ARTIS launches conservation programme for endangered camembert

– April 1, 2024

Update: The conservation programme for the endangered camembert was a joke for April Fool's. Alas! Because besides penicillium camemberti, many more microbes are endangered. In turn, these species do not appear on red lists of conservation organisations. And yet the loss of these tiny micro-organisms can have enormous consequences! For instance, they regulate the earth's climate, make half of all the oxygen in our atmosphere and are at the base of food chains.

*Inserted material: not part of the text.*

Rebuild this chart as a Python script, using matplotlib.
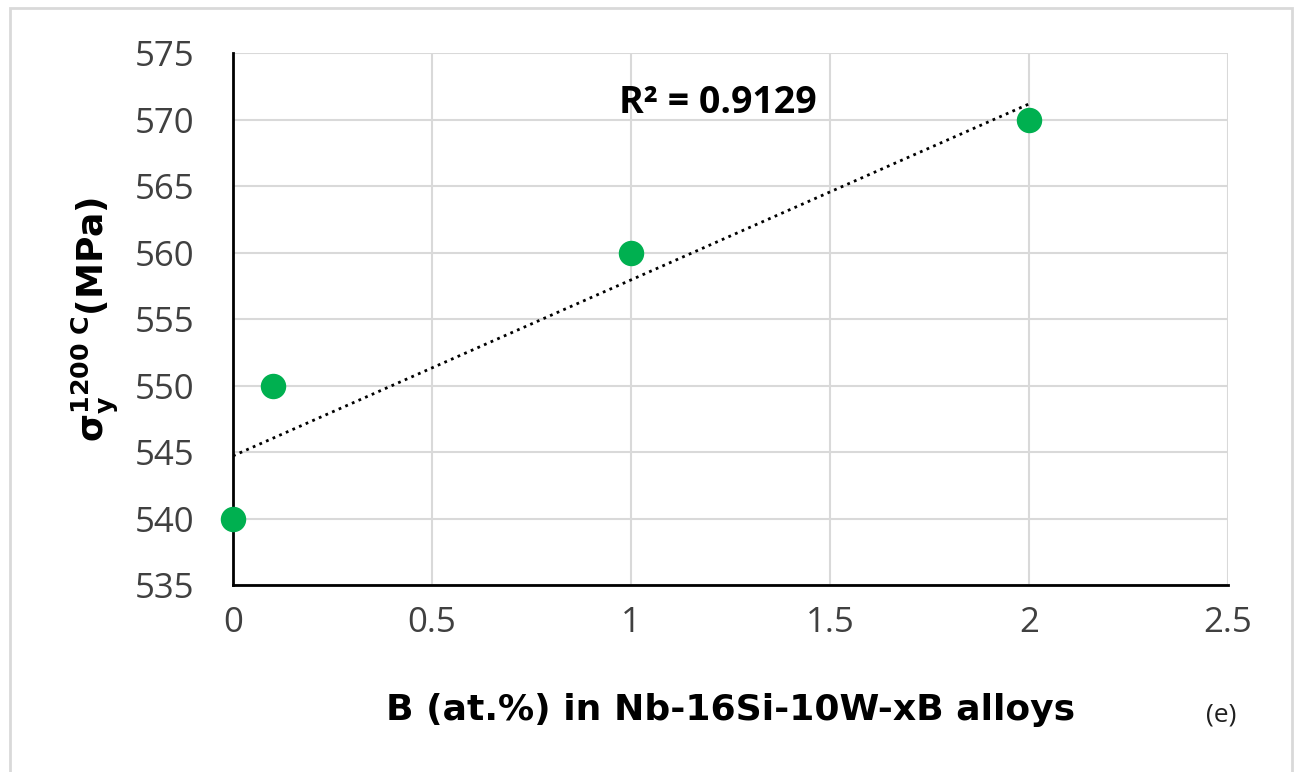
import numpy as np
import matplotlib
matplotlib.use('Agg')
import matplotlib.pyplot as plt
from matplotlib.patches import Rectangle

plt.rcParams['font.family'] = ['Open Sans', 'DejaVu Sans']
plt.rcParams['mathtext.fontset'] = 'dejavusans'

# data: B content (at.%) vs yield strength at 1200 C
b_content = [0, 0.1, 1, 2]
sigma_y = [540, 550, 560, 570]

x_ticks = [0, 0.5, 1, 1.5, 2, 2.5]
y_ticks = [535, 540, 545, 550, 555, 560, 565, 570, 575]

# linear trendline
slope, icpt = np.polyfit(b_content, sigma_y, 1)
fit = np.polyval([slope, icpt], b_content)
r2 = 1 - np.sum((np.array(sigma_y) - fit) ** 2) / np.sum((np.array(sigma_y) - np.mean(sigma_y)) ** 2)

fig = plt.figure(figsize=(13.01, 7.72), dpi=100)
fig.patches.append(Rectangle((0.008, -0.05), 0.985, 1.04, transform=fig.transFigure,
                             fill=False, edgecolor='#d9d9d9', lw=2))

ax = fig.add_axes([0.1791, 0.2416, 0.7648, 0.6891])

xs = np.array([0, 2])
ax.plot(xs, slope * xs + icpt, ls=(0, (1, 1.6)), color='black', lw=2, zorder=2)
ax.scatter(b_content, sigma_y, s=300, color='#00b050', zorder=3, clip_on=False)

ax.set_xlim(0, 2.5)
ax.set_ylim(535, 575)
ax.set_xticks(x_ticks)
ax.set_xticklabels(['0', '0.5', '1', '1.5', '2', '2.5'])
ax.set_yticks(y_ticks)
ax.grid(True, color='#d9d9d9', lw=1.5, zorder=0)
ax.set_axisbelow(True)

for s in ['top', 'right']:
    ax.spines[s].set_visible(False)
for s in ['left', 'bottom']:
    ax.spines[s].set_linewidth(2)
    ax.spines[s].set_color('black')

ax.tick_params(axis='both', length=0, labelsize=25, labelcolor='#404040')
ax.tick_params(axis='y', pad=28)
ax.tick_params(axis='x', pad=15)

ax.set_xlabel('B (at.%) in Nb-16Si-10W-xB alloys', fontsize=26, fontweight='bold',
              family='DejaVu Sans', labelpad=38)
ax.set_ylabel(r'$\mathbf{\sigma_y^{1200\ C}}$(MPa)', fontsize=26, fontweight='bold',
              family='DejaVu Sans', labelpad=10)

ax.text(0.97, 571.3, 'R² = %.4f' % r2, fontsize=27, fontweight='bold', va='center', ha='left')
fig.text(0.939, 0.074, '(e)', fontsize=19, color='#202020', ha='center', va='center')

fig.savefig('out.png', dpi=100)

Earlier this year, researchers at France's Université Paris-Saclay reported that the famous French cheese's survival is threatened. ARTIS decided to intervene and started a breeding programme for the camembert. A first; such a rescue attempt has never before been made for a microbe.

Camembert contains the live fungus Penicillium camemberti, which is threatened by the standardisation of fungi used in the food industry. "In fact, the fungi have been domesticated, so all camemberts have the same colour and taste," said an ARTIS-Micropia employee. "As a result, they all come from the same strain, which is bad for genetic diversity. As a result, the fungi hardly reproduce anymore."

Conservation programme

A solution to the problem, according to ARTIS, lies in setting up a studbook. European zoos have been working with international species conservation programmes (European ex-situ programmes) for more than 400 endangered animal and plant species since 1985. Through a studbook, the genetic diversity of the population is guaranteed, ensuring that the population remains healthy and grows. A species conservation programme is already standard practice for animals and plants. For microbes, this would be the very first time. 

Loss of our natural ambassadors 

"In ARTIS, all life is important, from the tiniest in ARTIS-Micropia to the largest in the ARTIS-Planetarium and everything in between. A difference between a chameleon and a camembert is irrelevant, they are both life that deserves our care and attention," ARTIS said. "We humans lose connection with our own biodiversity. That causes us to lose our natural ambassadors. The camembert is to France what the black-tailed godwit is to us.".

Saving the camembert

The plan is for ARTIS-Micropia to set up a breeding programme in its own laboratory, raising as many strains of Penicillium camemberti as possible. The fungi will then be transported to a pop-up breeding station in France. There, cheese production is started with local specialists. The new cheeses are then distributed across the region through a 'One Plan Approach'. The prognosis is that within 10 years, camembert will again be present in large numbers all over France.

ARTIS participates in 96 international species conservation programmes and is coordinator of the African penguin (Spheniscus demersus), lesser mouse-deer (Trachulus Kanchil) and now the camembert (Penicillium camemberti).